Requirements ▸ Skip the pictures. Set down, word for word, the lines from the start of the material up to and including the line with "import altair as alt".

Collected data ▸
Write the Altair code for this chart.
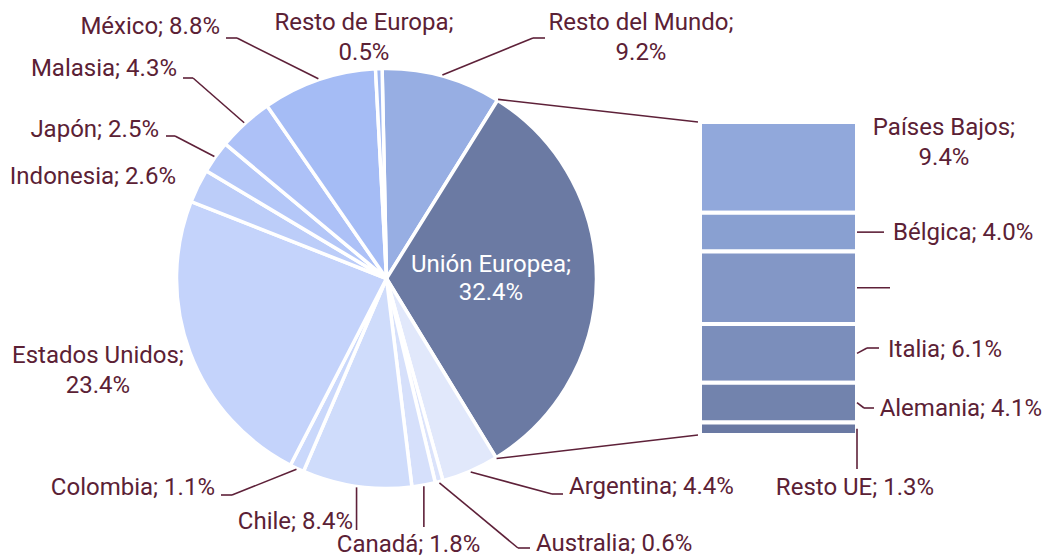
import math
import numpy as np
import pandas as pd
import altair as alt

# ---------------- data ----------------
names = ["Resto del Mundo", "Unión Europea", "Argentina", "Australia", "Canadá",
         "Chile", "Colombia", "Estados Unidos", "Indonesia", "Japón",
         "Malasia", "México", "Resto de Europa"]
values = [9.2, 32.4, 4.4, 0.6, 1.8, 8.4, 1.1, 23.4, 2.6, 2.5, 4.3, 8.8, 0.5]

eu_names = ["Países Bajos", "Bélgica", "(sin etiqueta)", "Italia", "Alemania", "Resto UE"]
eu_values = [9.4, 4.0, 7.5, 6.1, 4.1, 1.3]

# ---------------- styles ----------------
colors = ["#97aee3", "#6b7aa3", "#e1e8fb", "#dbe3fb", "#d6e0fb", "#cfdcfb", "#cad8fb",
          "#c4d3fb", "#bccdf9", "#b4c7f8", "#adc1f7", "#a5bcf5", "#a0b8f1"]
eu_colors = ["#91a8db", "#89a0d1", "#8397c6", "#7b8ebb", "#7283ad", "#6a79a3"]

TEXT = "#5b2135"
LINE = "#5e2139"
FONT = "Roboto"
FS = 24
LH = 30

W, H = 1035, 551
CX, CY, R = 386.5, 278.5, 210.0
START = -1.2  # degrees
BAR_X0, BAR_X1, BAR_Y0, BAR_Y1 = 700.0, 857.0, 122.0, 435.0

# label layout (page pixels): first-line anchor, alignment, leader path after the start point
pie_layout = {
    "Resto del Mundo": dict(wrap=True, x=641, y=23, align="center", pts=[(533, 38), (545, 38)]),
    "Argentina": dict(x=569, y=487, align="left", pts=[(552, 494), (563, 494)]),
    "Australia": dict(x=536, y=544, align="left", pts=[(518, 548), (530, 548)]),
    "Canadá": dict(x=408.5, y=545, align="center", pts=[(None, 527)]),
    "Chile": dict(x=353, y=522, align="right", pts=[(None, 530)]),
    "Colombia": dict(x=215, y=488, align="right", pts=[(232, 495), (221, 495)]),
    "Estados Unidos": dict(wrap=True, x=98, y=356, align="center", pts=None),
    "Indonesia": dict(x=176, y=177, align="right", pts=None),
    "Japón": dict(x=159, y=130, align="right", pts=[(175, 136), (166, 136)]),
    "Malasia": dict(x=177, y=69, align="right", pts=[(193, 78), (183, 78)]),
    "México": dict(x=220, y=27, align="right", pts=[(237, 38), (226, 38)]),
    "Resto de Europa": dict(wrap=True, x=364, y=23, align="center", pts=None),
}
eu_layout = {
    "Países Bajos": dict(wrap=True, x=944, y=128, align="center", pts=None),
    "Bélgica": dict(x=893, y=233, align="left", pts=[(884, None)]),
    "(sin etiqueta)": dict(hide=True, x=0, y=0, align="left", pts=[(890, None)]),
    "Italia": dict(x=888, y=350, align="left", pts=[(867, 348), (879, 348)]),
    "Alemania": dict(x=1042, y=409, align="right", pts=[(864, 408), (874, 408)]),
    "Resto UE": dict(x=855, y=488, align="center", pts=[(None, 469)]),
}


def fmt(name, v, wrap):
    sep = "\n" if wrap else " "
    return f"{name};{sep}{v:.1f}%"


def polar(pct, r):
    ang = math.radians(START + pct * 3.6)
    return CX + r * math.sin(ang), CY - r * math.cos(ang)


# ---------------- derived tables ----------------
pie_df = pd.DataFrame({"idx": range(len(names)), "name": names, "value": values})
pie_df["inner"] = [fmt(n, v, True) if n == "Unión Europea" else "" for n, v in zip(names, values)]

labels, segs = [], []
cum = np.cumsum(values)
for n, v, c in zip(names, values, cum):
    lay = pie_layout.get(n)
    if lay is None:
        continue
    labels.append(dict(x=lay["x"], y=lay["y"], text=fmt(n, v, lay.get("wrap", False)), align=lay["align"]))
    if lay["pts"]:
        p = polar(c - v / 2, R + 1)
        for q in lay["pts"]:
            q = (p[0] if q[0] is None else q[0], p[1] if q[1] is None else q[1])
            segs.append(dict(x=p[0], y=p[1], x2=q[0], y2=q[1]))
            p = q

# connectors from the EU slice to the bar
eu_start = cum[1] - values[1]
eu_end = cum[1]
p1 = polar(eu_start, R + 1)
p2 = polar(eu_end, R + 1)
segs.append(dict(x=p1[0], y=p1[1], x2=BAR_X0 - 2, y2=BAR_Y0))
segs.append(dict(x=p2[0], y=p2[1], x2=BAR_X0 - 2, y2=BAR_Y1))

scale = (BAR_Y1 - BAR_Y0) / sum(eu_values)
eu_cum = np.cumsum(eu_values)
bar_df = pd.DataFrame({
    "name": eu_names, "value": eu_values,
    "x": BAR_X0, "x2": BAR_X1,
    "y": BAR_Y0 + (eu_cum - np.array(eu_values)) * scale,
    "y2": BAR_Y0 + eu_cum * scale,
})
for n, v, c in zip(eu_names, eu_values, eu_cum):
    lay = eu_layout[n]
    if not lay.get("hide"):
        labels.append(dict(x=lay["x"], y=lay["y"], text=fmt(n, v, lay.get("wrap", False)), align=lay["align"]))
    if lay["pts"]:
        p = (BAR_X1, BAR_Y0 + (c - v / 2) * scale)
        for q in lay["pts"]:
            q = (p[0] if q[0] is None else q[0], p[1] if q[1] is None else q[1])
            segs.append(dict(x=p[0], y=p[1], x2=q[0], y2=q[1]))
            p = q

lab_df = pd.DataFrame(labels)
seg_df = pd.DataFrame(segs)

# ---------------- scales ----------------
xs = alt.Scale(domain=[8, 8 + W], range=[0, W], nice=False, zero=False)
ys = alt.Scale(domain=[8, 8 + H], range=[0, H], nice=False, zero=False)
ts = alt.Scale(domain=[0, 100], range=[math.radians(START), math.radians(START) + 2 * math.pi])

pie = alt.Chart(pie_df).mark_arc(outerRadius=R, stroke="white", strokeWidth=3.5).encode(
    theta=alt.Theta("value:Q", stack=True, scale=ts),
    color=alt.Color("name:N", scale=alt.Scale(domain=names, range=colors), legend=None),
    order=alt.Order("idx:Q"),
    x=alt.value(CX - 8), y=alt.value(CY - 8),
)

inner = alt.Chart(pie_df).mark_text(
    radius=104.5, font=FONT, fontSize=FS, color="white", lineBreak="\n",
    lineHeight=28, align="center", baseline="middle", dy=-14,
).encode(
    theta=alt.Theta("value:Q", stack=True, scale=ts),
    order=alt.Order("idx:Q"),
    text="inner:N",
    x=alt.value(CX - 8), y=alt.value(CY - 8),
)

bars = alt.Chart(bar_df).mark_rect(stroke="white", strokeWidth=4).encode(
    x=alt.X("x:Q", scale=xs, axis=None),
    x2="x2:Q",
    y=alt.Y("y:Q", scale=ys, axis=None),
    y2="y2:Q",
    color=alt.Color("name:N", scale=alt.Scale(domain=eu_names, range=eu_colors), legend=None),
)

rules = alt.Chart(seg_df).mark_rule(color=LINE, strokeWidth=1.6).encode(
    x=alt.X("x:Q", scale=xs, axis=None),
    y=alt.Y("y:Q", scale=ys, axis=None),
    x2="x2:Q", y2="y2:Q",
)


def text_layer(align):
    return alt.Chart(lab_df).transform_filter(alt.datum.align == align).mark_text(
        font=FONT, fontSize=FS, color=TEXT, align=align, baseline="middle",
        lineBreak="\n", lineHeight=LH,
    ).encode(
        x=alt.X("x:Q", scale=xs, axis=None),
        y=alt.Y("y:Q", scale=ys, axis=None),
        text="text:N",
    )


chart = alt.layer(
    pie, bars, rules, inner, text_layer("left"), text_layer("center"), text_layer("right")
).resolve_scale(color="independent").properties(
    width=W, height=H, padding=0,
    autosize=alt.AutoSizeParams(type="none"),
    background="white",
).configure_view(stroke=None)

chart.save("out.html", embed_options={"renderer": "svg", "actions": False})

Written answer ▸
Write the Altair code for this chart.
import math
import numpy as np
import pandas as pd
import altair as alt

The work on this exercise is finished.